Unless you are seeing the population decline issues in China... then blame socialism and it's long time one child policy. A system predicated on the socialists in power having a sort of "paternalistic wisdom" that it can enforce on society regardless of the individual interests of any set potential parents in having a larger family than their socialist masters wish.
It irrelevant - babies are not needed for population growth - there's plenty of countries that are overpopulated all that is required is redistribution of the people we have rather than making more. If we look at these issues globally rather than on a per country basis it looks easier to resolve/different.
> babies are not needed for population growth

Of course they are, on a global scale.

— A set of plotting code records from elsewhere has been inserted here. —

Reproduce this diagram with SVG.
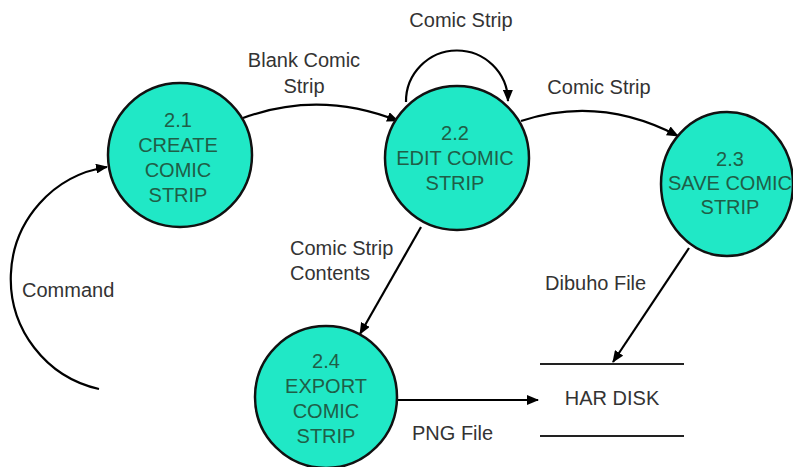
<svg xmlns="http://www.w3.org/2000/svg" width="793" height="467" viewBox="0 0 793 467">
<defs>
<marker id="arr" viewBox="0 0 12 10" refX="11" refY="5" markerWidth="12" markerHeight="10" markerUnits="userSpaceOnUse" orient="auto">
<path d="M0,0 L12,5 L0,10 Z" fill="#000"/>
</marker>
<style>
.proc{fill:#20e8c6;stroke:#111;stroke-width:2.5}
.pt{font-family:"Liberation Sans",Arial,sans-serif;font-size:20px;fill:#1f5e47;text-anchor:middle}
.lb{font-family:"Liberation Sans",Arial,sans-serif;font-size:20px;fill:#333}
.flow{fill:none;stroke:#000;stroke-width:2.2;marker-end:url(#arr)}
.store{stroke:#222;stroke-width:2}
</style>
</defs>
<rect width="793" height="467" fill="#fff"/>
<g id="connectors">
<path class="flow" d="M99,389 A113,113 0 0 1 107,167"/>
<path class="flow" d="M243,118 Q320,90 398,121"/>
<path class="flow" d="M406,102 A51,51 0 1 1 508,101"/>
<path class="flow" d="M521,121 Q600,95 678,136"/>
<path class="flow" d="M421,227 L360,334"/>
<path class="flow" d="M689,248 L613,362"/>
<path class="flow" d="M396,400 L538,400"/>
<text class="lb" x="22" y="297">Command</text>
<text class="lb" x="304" y="67" text-anchor="middle">Blank Comic</text>
<text class="lb" x="304" y="93" text-anchor="middle">Strip</text>
<text class="lb" x="461" y="27" text-anchor="middle">Comic Strip</text>
<text class="lb" x="599" y="94" text-anchor="middle">Comic Strip</text>
<text class="lb" x="290" y="255">Comic Strip</text>
<text class="lb" x="290" y="280">Contents</text>
<text class="lb" x="545" y="290">Dibuho File</text>
<text class="lb" x="412" y="440">PNG File</text>
</g>
<g id="n21">
<circle class="proc" cx="180" cy="155" r="72"/>
<text class="pt" x="178" y="127">2.1</text>
<text class="pt" x="178" y="152">CREATE</text>
<text class="pt" x="178" y="177">COMIC</text>
<text class="pt" x="178" y="202">STRIP</text>
</g>
<g id="n22">
<circle class="proc" cx="457" cy="158" r="72"/>
<text class="pt" x="455" y="140">2.2</text>
<text class="pt" x="455" y="165">EDIT COMIC</text>
<text class="pt" x="455" y="190">STRIP</text>
</g>
<g id="n23">
<ellipse class="proc" cx="727" cy="184" rx="66" ry="72"/>
<text class="pt" x="730" y="166">2.3</text>
<text class="pt" x="730" y="190">SAVE COMIC</text>
<text class="pt" x="730" y="214">STRIP</text>
</g>
<g id="n24">
<circle class="proc" cx="326" cy="397" r="71"/>
<text class="pt" x="326" y="368">2.4</text>
<text class="pt" x="326" y="393">EXPORT</text>
<text class="pt" x="326" y="418">COMIC</text>
<text class="pt" x="326" y="443">STRIP</text>
</g>
<g id="harddisk">
<line class="store" x1="540" y1="364" x2="684" y2="364"/>
<line class="store" x1="540" y1="436" x2="684" y2="436"/>
<text class="lb" x="612" y="405" text-anchor="middle">HAR DISK</text>
</g>
</svg>
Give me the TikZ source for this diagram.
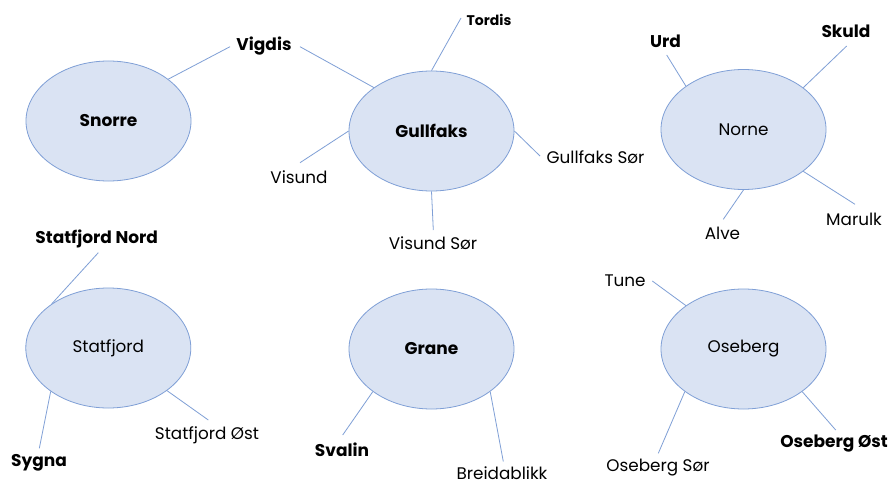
\documentclass[tikz,border=0pt]{standalone}
\usepackage{fontspec}
\setmainfont{Poppins}
\usetikzlibrary{shapes.geometric}
\definecolor{fieldfill}{HTML}{DAE3F3}
\definecolor{fieldline}{HTML}{7F9FD6}
\tikzset{
  field/.style={ellipse, draw=fieldline, fill=fieldfill, line width=0.8pt,
    minimum width=165pt, minimum height=120pt, inner sep=0pt},
  link/.style={draw=fieldline, line width=0.8pt},
  boldlbl/.style={font=\fontsize{17}{19}\selectfont\bfseries, inner sep=0pt},
  smallbold/.style={font=\fontsize{14}{16}\selectfont\bfseries, inner sep=0pt},
  reglbl/.style={font=\fontsize{16.8}{19}\selectfont, inner sep=0pt},
}
\begin{document}
\begin{tikzpicture}[x=1pt, y=-1pt]
\useasboundingbox (0,0) rectangle (891,484);
\fill[white] (0,0) rectangle (891,484);

% main fields
\node[field, boldlbl] (snorre)   at (108.5,121) {Snorre};
\node[field, boldlbl] (gullfaks) at (431.5,131) {Gullfaks};
\node[field, reglbl]  (norne)    at (743.5,129.5) {Norne};
\node[field, reglbl]  (statfjord) at (108.3,348) {Statfjord};
\node[field, boldlbl] (grane)    at (431.5,349) {Grane};
\node[field, reglbl]  (oseberg)  at (743.5,349) {Oseberg};

% satellite fields
\node[boldlbl]   (vigdis)   at (264,46)    {Vigdis};
\node[smallbold] (tordis)   at (489,20)    {Tordis};
\node[reglbl]    (visund)   at (299,177)   {Visund};
\node[reglbl]    (visundS)  at (433,243)   {Visund Sør};
\node[reglbl]    (gullfaksS) at (595.5,157) {Gullfaks Sør};
\node[boldlbl]   (urd)      at (665.5,41)  {Urd};
\node[boldlbl]   (skuld)    at (846,31)    {Skuld};
\node[reglbl]    (alve)     at (722.5,233) {Alve};
\node[reglbl]    (marulk)   at (854,219)   {Marulk};
\node[boldlbl]   (statN)    at (96.7,239)  {Statfjord Nord};
\node[boldlbl]   (sygna)    at (39,463)    {Sygna};
\node[reglbl]    (statO)    at (207,435)   {Statfjord Øst};
\node[boldlbl]   (svalin)   at (342,450)   {Svalin};
\node[reglbl]    (breida)   at (502,473.5) {Breidablikk};
\node[reglbl]    (tune)     at (625,281)   {Tune};
\node[reglbl]    (osebergS) at (658,468)   {Oseberg Sør};
\node[boldlbl]   (osebergO) at (834,444)   {Oseberg Øst};

% free ends of the connectors, next to the labels
\coordinate (cVigdisL) at (230,46.7);
\coordinate (cVigdisR) at (300,46.7);
\coordinate (cTordis)  at (461,18);
\coordinate (cVisund)  at (300,162.7);
\coordinate (cVisundS) at (433.3,230);
\coordinate (cGullS)   at (540,156);
\coordinate (cUrd)     at (666.7,55);
\coordinate (cSkuld)   at (846.7,46);
\coordinate (cAlve)    at (723.3,219.3);
\coordinate (cMarulk)  at (855,204.3);
\coordinate (cStatN)   at (98.3,252.7);
\coordinate (cSygna)   at (39.3,448.3);
\coordinate (cStatO)   at (208.3,420);
\coordinate (cSvalin)  at (342.7,435);
\coordinate (cBreida)  at (503.3,461.5);
\coordinate (cTune)    at (652.3,281);
\coordinate (cOseS)    at (658.3,453.3);
\coordinate (cOseO)    at (835.7,430);

% connectors
\draw[link] (snorre.35.8) -- (cVigdisL);
\draw[link] (gullfaks.143.6) -- (cVigdisR);
\draw[link] (gullfaks.90) -- (cTordis);
\draw[link] (gullfaks.180) -- (cVisund);
\draw[link] (gullfaks.270) -- (cVisundS);
\draw[link] (gullfaks.0) -- (cGullS);
\draw[link] (norne.143.7) -- (cUrd);
\draw[link] (norne.35.7) -- (cSkuld);
\draw[link] (norne.270) -- (cAlve);
\draw[link] (norne.-35.2) -- (cMarulk);
\draw[link] (statfjord.142.8) -- (cStatN);
\draw[link] (statfjord.217.6) -- (cSygna);
\draw[link] (statfjord.-36.4) -- (cStatO);
\draw[link] (grane.216) -- (cSvalin);
\draw[link] (grane.-36) -- (cBreida);
\draw[link] (oseberg.143.6) -- (cTune);
\draw[link] (oseberg.216.5) -- (cOseS);
\draw[link] (oseberg.-36.4) -- (cOseO);
\end{tikzpicture}
\end{document}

There is no other process than birth that can increase global population.

That's being pedantic - of course I mean babies from other countries as well as adults - when birth rates drop in a country its easy to grow population with entire families including babies from countries that are overpopulated - this is a win for everyone including the environment.
This is a loss for everyone expecting to become anything but soyoent in their reteriment.

An inverted population either kills the old or enslaves the young.

We reached peak baby 5 years ago. There is a still a path to steady state population but that is closing fast.

Governments need population growth to maintain economic growth - steady state population is very much against economic growth - the population must grow for the good of the economy and therefore the country.
Why must the economy grow? What’s wrong with a steady state economy?
> this is a win for everyone

Everyone that belongs to 0.1% of richest people in the society. All others get to win increased crime rates, salary stagnation and other benefits.

> ...when birth rates drop in a country its easy to grow population with entire families including babies from countries that are overpopulated - this is a win for everyone including the environment.

Your idea is dumb. The world fertility rate is barely above replacement and dropping (https://data.worldbank.org/indicator/SP.DYN.TFRT.IN). Do the math, it doesn't work.

Congratulations you just reinvented eugenics.